F. Weber The headnote definitely needs an explanation. The Fanfare Archive shows a recording of this Missa Da pacem under Josquin des Prez (Fanfare 2:1), the first of three recordings to be so credited. I also have the second, directed by Clytus Gottwald, but the third (under Fritz Näf) has been elusive for over two decades. As long ago as 1972, Edgar Sparks demonstrated (convincingly for most scholars) that it was composed by Noel Bauldeweyn, a name that has finally appeared in Fanfare in 43:1 with a different Mass. If we would put it under Josquin’s name (as its inclusion in this series would seem to intend), Phillips has recorded 16 of the 20 Masses printed in the old complete works. Still to come on Gimell are Missa D’ung aultre amer (already recorded twice), Missa Allez regretz (spurious and never yet recorded), Missa Faisant regretz (recorded four times), and Missa Hercules Dux Ferrariae, second only to the masterly Missa Pange lingua in frequency on records and the last major work still to be added to the set.

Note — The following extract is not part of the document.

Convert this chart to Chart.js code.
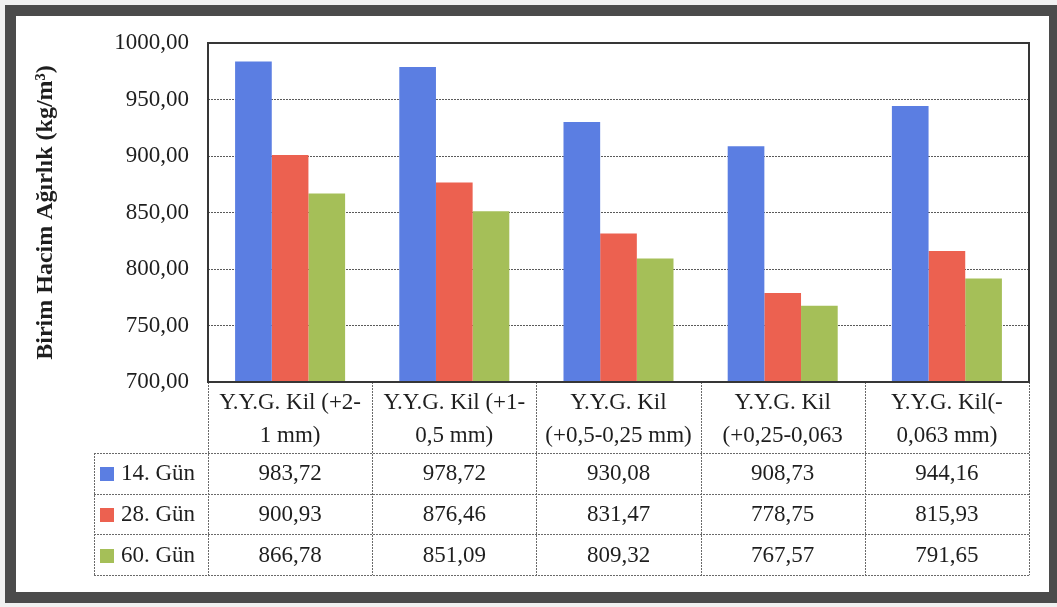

Missa Mater Patris et filia is based on the Brumel motet that precedes it on the disc, as it did on Tetsuro Hanai’s most recent recording (41:5) and on Wilhelm Eschweiler’s early version (3:3). David Fallows, who devoted his massive Josquin (Brepols, 2009) mainly to the securely attributed works, gives this Mass only a few sentences, calling it “the oddest work in the entire canon” and observing that “many critics have doubted that Josquin could possibly have composed such a bizarre piece.” Earlier, in The Josquin Companion (Oxford, 2000, pp. 186–95), Jennifer Bloxam offered a thorough review of the sharply conflicting arguments pro and con the authenticity of the work. It has already been recorded five times (41:5), but none of them was widely distributed.
Phillips finds a link between these two works, one of them formerly evaluated as one of the composer’s most perfect Masses and now not his at all (Da pacem), the other formerly judged as a lesser and possibly early work and now one of his last and most unusual (Mater patris). The latter is his only parody of a motet (rather than a chanson), culminating in the “crowning glory” of the third Agnus Dei, which simply turns the motet into the middle three voices of a five-voice texture, completed by two newly composed voices. But Phillips then turns the tables, citing the “mesmerizing” third Agnus Dei of Da pacem with three voices in canon and three free voices as an equally valid argument for Josquin’s possible authorship after all. To make his point, he renders the Agnus Dei far more slowly than any previous performance, including a stand-alone version of the movement by Martin Steidler. This way of comparing the same movement of the two Masses makes a fascinating argument about authenticity and renews the question of how to index the second Mass.